There is a way out to solve all these problems with a single extension, Flink SQL / Table API. The Table API in Flink is becoming more and more essential to improve integrated processing of streaming and batch data as it’s easier to understand and write. In this blog, we will show how the Pravega connector is integrated and enables users to use Flink SQL and the Table API to process structured and semi-structured data in Pravega streams.
Duality of Streams and Tables
First, let’s start with some basic concepts.
When implementing stream processing use cases in practice, you typically need both streams and also databases. An example use case that is very common in practice is an e-commerce application that enriches an incoming stream of transactions with the product information from a database table. Both table and stream abstractions are equally important. If we put some more thoughts on these two, one can even change into the other, here is an interesting observation:
- Stream as Table: A stream can be considered a changelog of a table, where each data record in the stream captures a row change of the table. Replaying the changelog from beginning to end reconstructs the table. Similarly, aggregating data records in a stream will return a table as well. For example, we could compute the total number of pageviews by user from an input stream of pageview events, and the result would be a table, with the table key being the user and the value being the corresponding pageview count.
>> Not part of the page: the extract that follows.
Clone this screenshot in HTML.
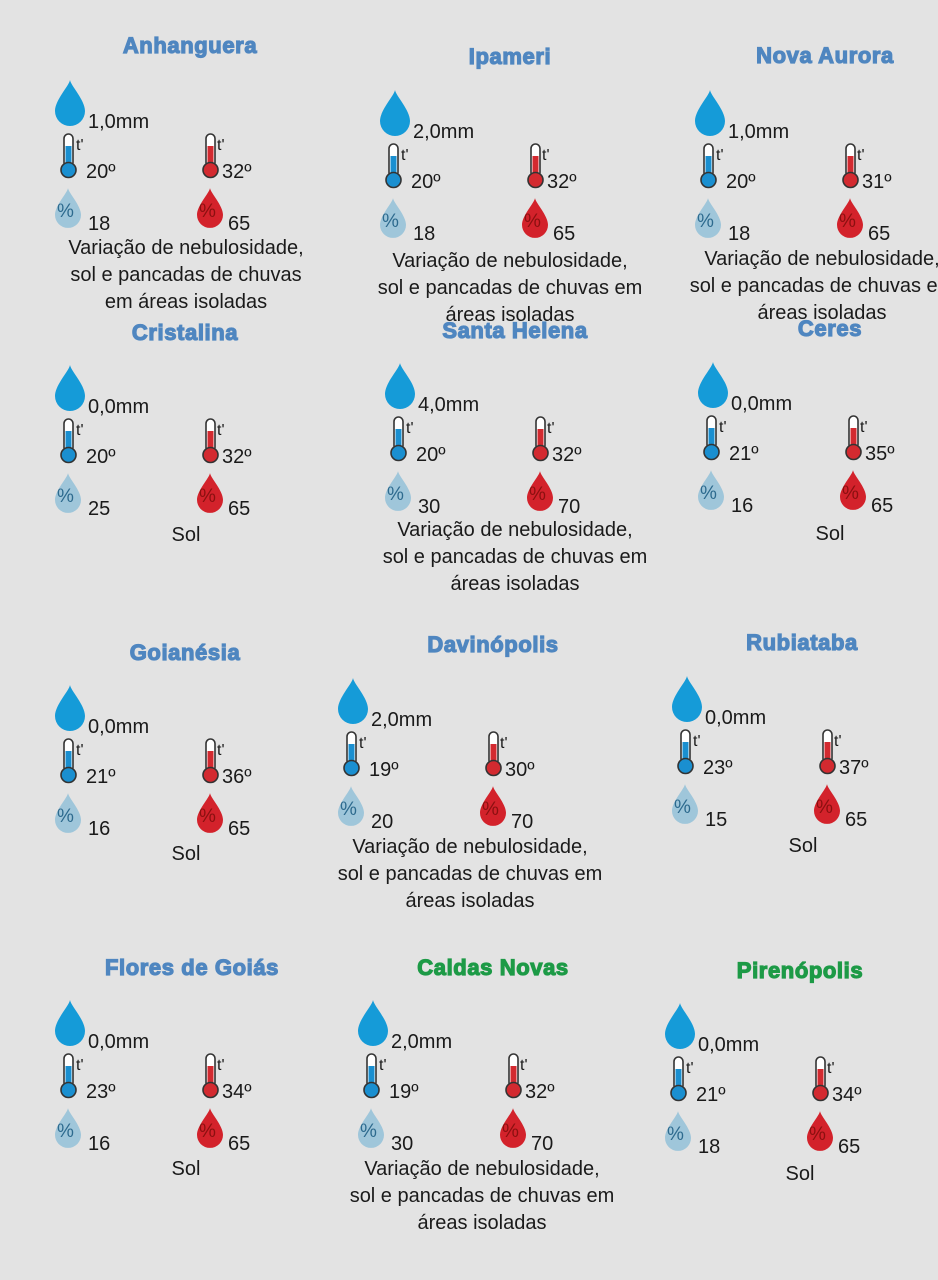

- Table as Stream: A table can be considered a snapshot, at a point in time, of the latest value in a stream. A table is thus a stream in disguise, and it can be easily turned into a “real” stream by iterating over each row-level INSERT, UPDATE and DELETE operations in the table.
Flink provides first-class support for streams and tables, which we’ll discuss short later. A stream can be viewed as a table, and a table can be viewed as a stream. This is the so-called stream-table duality.
FLIP-95 new table API support
To remove the complexity of the legacy Flink Table sources and sinks, the Flink community proposed this FLIP-95 to offer a new generalized Table API to unify many different use cases such as the upsert + insert-only and batch + streaming.
Pravega Flink connector had implemented the legacy table API to support SQL queries on Pravega streams, but the configurations are complicated and hard to use, and the implementations were deeply entangled with the DataStream API, which made it hard to maintain. These things create the motivation for us to grab this opportunity to rework our Table API, so that we can simplify usage for the end-user.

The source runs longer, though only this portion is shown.